Avec amour et acharnement est le nouveau film de Claire Denis, et il porte sa marque très distinctive. D’abord parce que, comme la plupart du temps dans sa filmographie, il est difficile de réduire le long métrage à un sujet sans rendre trivial le vertige dans lequel la cinéaste nous fait plonger. C’est une histoire d’amour, des histoires d’amour, dont le curseur du romanesque est poussé jusqu’au paroxysme – la passion comme la jalousie rendent fou. Et c’est traité à la façon d’un film d’angoisse, qu’il s’agisse de la bande sonore ténébreuse ou des gros plans anxiogènes – Juliette Binoche à travers une porte est une image qui paraît citer… Shining de Kubrick.

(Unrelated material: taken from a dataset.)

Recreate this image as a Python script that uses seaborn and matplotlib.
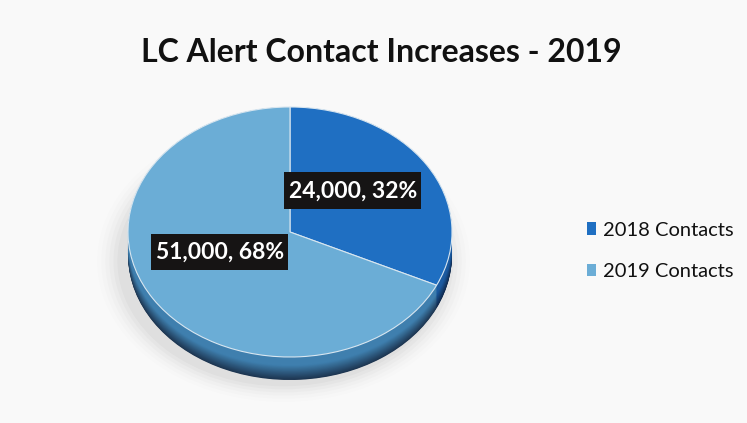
import numpy as np
import matplotlib
matplotlib.use("Agg")
import matplotlib.pyplot as plt
import seaborn as sns
from matplotlib.patches import Patch, Ellipse
from matplotlib.path import Path

# ---- data ----
categories = ["2018 Contacts", "2019 Contacts"]
values = [24000, 51000]
title = "LC Alert Contact Increases - 2019"

# ---- style ----
sns.set_theme(style="white")
plt.rcParams['font.family'] = ['Lato', 'DejaVu Sans']

top_colors = ["#1f6fc2", "#6badd6"]
side_top = ["#1b5aa0", "#3f7fae"]
side_bot = ["#10284a", "#1d3550"]
bg = "#f9f9f9"

W, H = 747, 423
fig = plt.figure(figsize=(W / 100, H / 100), dpi=100, facecolor=bg)

# axes in pixel layout
ax_l, ax_r, ax_t, ax_b = 118, 462, 98, 390
ax = fig.add_axes([ax_l / W, 1 - ax_b / H, (ax_r - ax_l) / W, (ax_b - ax_t) / H])
ax.set_facecolor("none")
rx_px, ry_px, cx_px, cy_px = 162, 125, 290, 232
depth = 23 / ry_px

total = sum(values)
pcts = [v / total * 100 for v in values]

# soft shadow
for i, a in enumerate(np.linspace(0.05, 0.015, 6)):
    e = Ellipse((-0.04, -depth - 0.05), 2.05 + i * 0.05, 2.0 + i * 0.05,
                facecolor="#7a7a7a", edgecolor="none", alpha=a, zorder=0,
                clip_on=False)
    ax.add_patch(e)

# 3D side: stacked pies going down
N = 40
for k, off in enumerate(np.linspace(depth, 0.0, N)):
    t = k / (N - 1)
    cols = []
    for c0, c1 in zip(side_bot, side_top):
        r0 = np.array(matplotlib.colors.to_rgb(c0))
        r1 = np.array(matplotlib.colors.to_rgb(c1))
        cols.append(tuple(r0 + (r1 - r0) * min(1.0, t * 1.6)))
    ax.pie(values, colors=cols, startangle=90, counterclock=False,
           center=(0, -off), radius=1.0, frame=False,
           wedgeprops=dict(linewidth=0, antialiased=True), normalize=True)
    for w in ax.patches[-2:]:
        w.set_zorder(1)

# top face
wedges, _ = ax.pie(values, colors=top_colors, startangle=90, counterclock=False,
                   center=(0, 0), radius=1.0, frame=False,
                   wedgeprops=dict(linewidth=0.8, edgecolor="#d8e6f0"),
                   normalize=True)
for w in wedges:
    w.set_zorder(2)

ax.set_xlim((ax_l - cx_px) / rx_px, (ax_r - cx_px) / rx_px)
ax.set_ylim(-(ax_b - cy_px) / ry_px, (cy_px - ax_t) / ry_px)
ax.set_aspect("auto")
ax.axis("off")


# asymmetric box for data labels (pixels -> points at dpi 100)
def label_box(x0, y0, width, height, mutation_size):
    px = 0.72  # points per pixel
    padl, padr, pady = 7 * px, 5 * px, 11 * px
    x0, x1 = x0 - padl, x0 + width + padr
    y0, y1 = y0 - pady, y0 + height + pady
    return Path([(x0, y0), (x1, y0), (x1, y1), (x0, y1), (x0, y0)], closed=True)


label_pos = [(0.39, 0.33), (-0.43, -0.16)]
for (x, y), v, p in zip(label_pos, values, pcts):
    ax.text(x, y, f"{v:,}, {p:.0f}%", ha="center", va="center",
            color="white", fontsize=16.5, fontweight="bold", zorder=5,
            bbox=dict(boxstyle=label_box, facecolor="#161414",
                      edgecolor="none"))

# title
fig.text(381 / W, 1 - 53 / H, title, ha="center", va="center",
         fontsize=23, fontweight="bold", color="#111111")

# legend
handles = [Patch(facecolor=c, edgecolor="none") for c in top_colors]
fig.legend(handles, categories, loc="center left",
           bbox_to_anchor=(587 / W, 1 - 251 / H), frameon=False,
           borderaxespad=0, borderpad=0,
           fontsize=14.5, handlelength=0.45, handleheight=0.6,
           handletextpad=0.35, labelspacing=1.2, labelcolor="#111111")

fig.savefig("out.png", dpi=100, facecolor=bg)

C’est une histoire de couple dans un appartement parisien, ce pourrait être vu mille fois mais Claire Denis envoie assez violemment valser les conventions du cinéma bourgeois – il y a en effet une aspérité vénéneuse omniprésente dans le film. Comme souvent chez la réalisatrice, il y a une manière de ne jamais caresser dans le sens du poil, un refus de plaire, de se compromettre, d’obéir à un format ; c’est précisément ce qui rend son cinéma vibrant, unique et émouvant.

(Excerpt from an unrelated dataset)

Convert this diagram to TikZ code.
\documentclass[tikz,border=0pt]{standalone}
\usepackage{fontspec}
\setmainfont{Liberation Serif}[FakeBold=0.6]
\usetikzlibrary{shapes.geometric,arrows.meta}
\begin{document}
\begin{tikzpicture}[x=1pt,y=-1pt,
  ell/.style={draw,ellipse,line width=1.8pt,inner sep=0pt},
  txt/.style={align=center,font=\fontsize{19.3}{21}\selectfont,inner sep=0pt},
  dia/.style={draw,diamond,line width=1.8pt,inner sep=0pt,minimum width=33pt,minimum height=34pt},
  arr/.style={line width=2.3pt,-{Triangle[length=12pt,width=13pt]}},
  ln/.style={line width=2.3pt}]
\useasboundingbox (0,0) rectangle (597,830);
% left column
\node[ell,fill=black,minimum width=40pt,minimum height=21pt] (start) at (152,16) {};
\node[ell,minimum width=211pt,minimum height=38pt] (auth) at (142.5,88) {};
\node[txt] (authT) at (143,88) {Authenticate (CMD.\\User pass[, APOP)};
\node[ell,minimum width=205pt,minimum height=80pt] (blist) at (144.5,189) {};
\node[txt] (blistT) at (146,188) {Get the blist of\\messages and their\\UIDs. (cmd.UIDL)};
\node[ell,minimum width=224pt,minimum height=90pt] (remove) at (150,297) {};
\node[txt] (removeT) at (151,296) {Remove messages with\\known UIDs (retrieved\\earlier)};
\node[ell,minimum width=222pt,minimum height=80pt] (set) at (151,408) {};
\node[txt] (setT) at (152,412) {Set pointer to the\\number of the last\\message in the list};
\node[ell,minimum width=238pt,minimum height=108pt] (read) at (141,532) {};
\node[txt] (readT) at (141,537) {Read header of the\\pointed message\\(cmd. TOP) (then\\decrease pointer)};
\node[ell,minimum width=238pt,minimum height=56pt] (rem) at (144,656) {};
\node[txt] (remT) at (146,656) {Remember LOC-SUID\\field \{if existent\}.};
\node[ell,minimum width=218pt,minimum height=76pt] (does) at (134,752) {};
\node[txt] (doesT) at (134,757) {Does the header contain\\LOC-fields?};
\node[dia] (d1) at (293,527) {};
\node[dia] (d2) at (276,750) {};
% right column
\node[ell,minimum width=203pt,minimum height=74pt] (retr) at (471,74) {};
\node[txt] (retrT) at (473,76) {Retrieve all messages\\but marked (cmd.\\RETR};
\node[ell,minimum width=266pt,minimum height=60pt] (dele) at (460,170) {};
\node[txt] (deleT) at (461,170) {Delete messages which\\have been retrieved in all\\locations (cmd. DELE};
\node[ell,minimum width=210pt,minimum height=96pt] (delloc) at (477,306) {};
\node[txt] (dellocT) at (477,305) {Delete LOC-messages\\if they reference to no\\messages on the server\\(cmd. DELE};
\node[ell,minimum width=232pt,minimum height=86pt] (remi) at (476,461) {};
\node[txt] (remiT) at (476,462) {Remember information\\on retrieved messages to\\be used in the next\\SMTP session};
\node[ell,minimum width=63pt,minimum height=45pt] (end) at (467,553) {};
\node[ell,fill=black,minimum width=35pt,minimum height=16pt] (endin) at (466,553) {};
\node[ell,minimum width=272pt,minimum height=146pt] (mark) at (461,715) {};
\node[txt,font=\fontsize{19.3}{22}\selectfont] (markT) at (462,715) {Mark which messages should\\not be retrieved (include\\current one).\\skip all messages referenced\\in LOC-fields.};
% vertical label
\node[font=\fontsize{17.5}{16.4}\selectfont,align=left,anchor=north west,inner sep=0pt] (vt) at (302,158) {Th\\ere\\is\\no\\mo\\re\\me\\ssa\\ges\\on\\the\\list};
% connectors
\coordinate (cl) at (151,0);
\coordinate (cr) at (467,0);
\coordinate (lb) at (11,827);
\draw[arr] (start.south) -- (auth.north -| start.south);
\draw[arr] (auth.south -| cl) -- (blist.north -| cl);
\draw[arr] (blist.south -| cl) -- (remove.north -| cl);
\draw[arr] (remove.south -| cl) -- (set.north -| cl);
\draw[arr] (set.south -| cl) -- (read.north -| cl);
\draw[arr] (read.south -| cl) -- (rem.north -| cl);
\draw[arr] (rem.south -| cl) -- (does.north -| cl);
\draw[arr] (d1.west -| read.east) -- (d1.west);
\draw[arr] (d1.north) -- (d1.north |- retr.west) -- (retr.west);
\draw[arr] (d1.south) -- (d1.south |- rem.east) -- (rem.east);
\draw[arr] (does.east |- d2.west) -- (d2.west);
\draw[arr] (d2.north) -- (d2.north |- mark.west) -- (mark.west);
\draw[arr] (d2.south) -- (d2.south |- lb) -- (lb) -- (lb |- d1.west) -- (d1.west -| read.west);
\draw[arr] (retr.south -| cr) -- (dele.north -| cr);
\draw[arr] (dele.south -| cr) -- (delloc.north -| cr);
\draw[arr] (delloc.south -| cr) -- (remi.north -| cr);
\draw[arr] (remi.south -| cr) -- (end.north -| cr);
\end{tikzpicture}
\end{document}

Mais ce n’est pas une émotion facile qui parcourt Avec amour et acharnement, avec ses sentiments violents, sa caméra électrique. Le film est très dialogué, servi à la perfection par l’ensemble des comédiens. Mais il laisse paradoxalement toute une place au non-dit, au mal dit, aux pointillés et aux mensonges. Denis et sa co-scénariste Christine Angot délivrent une passionnante étude de couples et de caractères qui ne ménage jamais ses protagonistes. Ils sont attachants, ils peuvent être beaux, ils sont aussi médiocres et décevants. « On est enfermé dans nos identités », vocifère Jean, ne se rendant même pas compte qu’il est une caricature de papa universaliste « qui ne voit pas les couleurs ». Sara, au micro de la radio où elle travaille, est à l’écoute du monde, comme une vigie, mais se retrouve totalement centrée sur elle-même lorsque ses sentiments débordent.
Il y a pourtant bien un monde autour, que Claire Denis suggère. Là aussi, difficile de réduire le film, qui peut parler du monde ou de la France sans que ça ne soit jamais le propos. C’est un film dont les protagonistes sont tournés sur eux-mêmes mais qui dépeint une humanité comme on ne la voit jamais ailleurs. Et on sort KO de ce nouveau long métrage magnifiquement réalisé par une cinéaste qui décidément ne ressemble qu’à elle.